I spent one month studying in Castiglion Fiorentino, Italy, before COVID-19 rose to a Level 3 and the world went into a panic.
On Feb. 28, I stood among my crying peers and felt the blood drain from my face as our professor told us that Texas A&M had ordered us to return home. Having just visited the Tower of Pisa and walked among locals and tourists alike, it was hard to imagine the severity of fear that had overtaken the entire world. Isolated from most visual news, I relied heavily on articles from the New York Times and Washington Post which gave me a realistic view of the virus’ progression. Without the flash of eye-catching graphics and dramatic performances of newscasters, it was easy to believe that the virus was manageable.
I’d spent the week prior to the notice convincing myself that television news was sensationalizing the virus and everyone was overreacting. While stocks were diving lower and hand sanitizer was disappearing from the shelves, myself and 33 other students were relentlessly calling our airline to book flights and sharing our disappointment with family. At the time, I was miserable thinking about leaving Italy with its incredible culture and beautiful views. I so desperately wanted to have every experience I could, knowing that I may never get to come back to Italy or to Europe as a whole. I had been fortunate enough to visit Florence, Arezzo, Rome and Orvieto, but how could I leave when I was supposed to see so much more?
My classmates and I filled our last few days with as many experiences as possible, and the directors of our program were kind enough to set up a visit to Cortona. Our tour guide, Giovanni, who was quite the favorite among our group, took us around his hometown. My last day in Italy was spent walking through cobblestone streets, seeing the rolling hills of Tuscany and buying wine. It was a beautiful day of appreciation and solace. As we walked around the town, I saw the concerned faces of business owners and citizens who will feel the economic impact of the dwindling tourist season. Although I was sad to leave a once-in-a-lifetime opportunity, I was devastated to leave the community behind.
The next day, I stepped onto a bus at 3 a.m. and watched Italy whisk by in the darkness. One short flight to Frankfurt, Germany, followed by a 10 hour flight to Houston went by in a blur. During our rush to make it to each flight, we weren’t screened for symptoms like I thought we’d be. We were only taken through security and customs. I breezed by in Houston, trying desperately to make my San Antonio flight. One of my classmates didn’t make it to the plane on time, and some other students were left behind in Frankfurt.
I was fortunate enough to have a place to stay, but some of my classmates couldn’t go home to their families because of the risk of spreading the virus. All of us went into isolation for two weeks in self-quarantine, watching the world realize how devastating COVID-19 could be. In my quarantine, I have been bombarded by stories of grocery stores packed with panicked shoppers and news of faulty test kits being shipped out across the U.S. Now it feels as though the country is shutting down. I didn’t think that in leaving Italy I’d return to a country in the midst of doomsday prepping.

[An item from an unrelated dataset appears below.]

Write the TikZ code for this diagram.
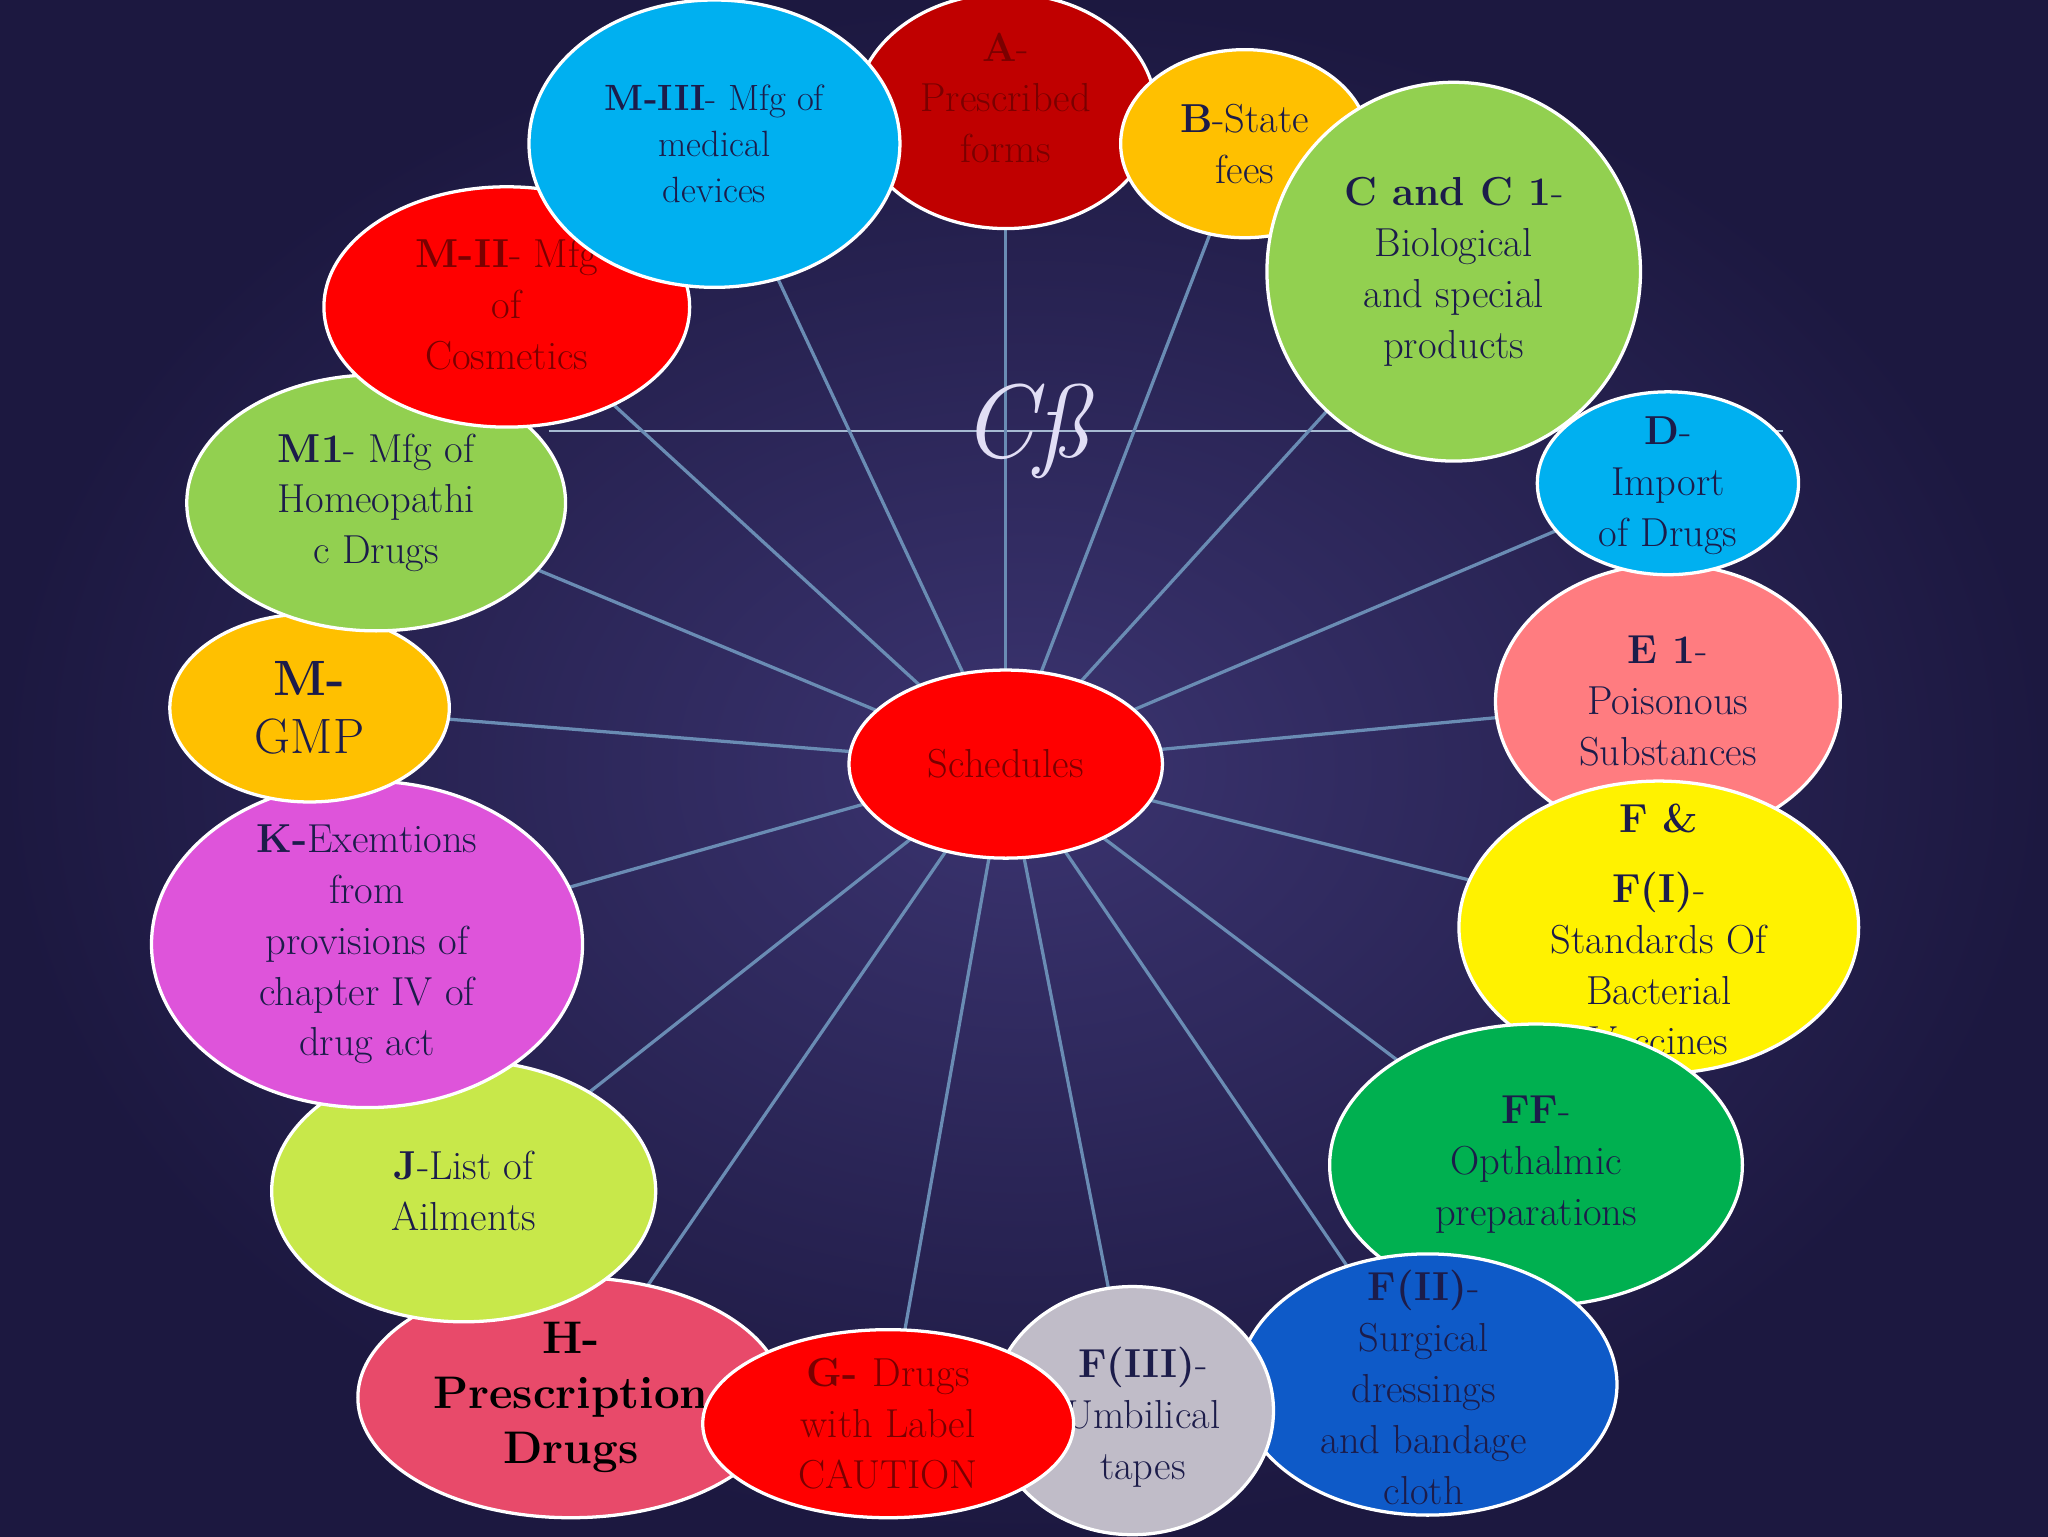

I understand why these decisions are being made. If drastic action isn’t taken by our governments and institutions, millions could be infected and compromised populations stand to lose thousands of people. I’m not worried about myself, but understand that I’m one of the lucky ones. As a 21-year-old with no underlying conditions, I have the best chance at surviving COVID-19. I can only hope in the next few months, the precautions being taken will save those who aren’t so fortunate.
I don’t currently have any symptoms and with only four days left in my quarantine, I’m hoping that continues. I wouldn’t want the next headline to be about how I spread the virus across Texas.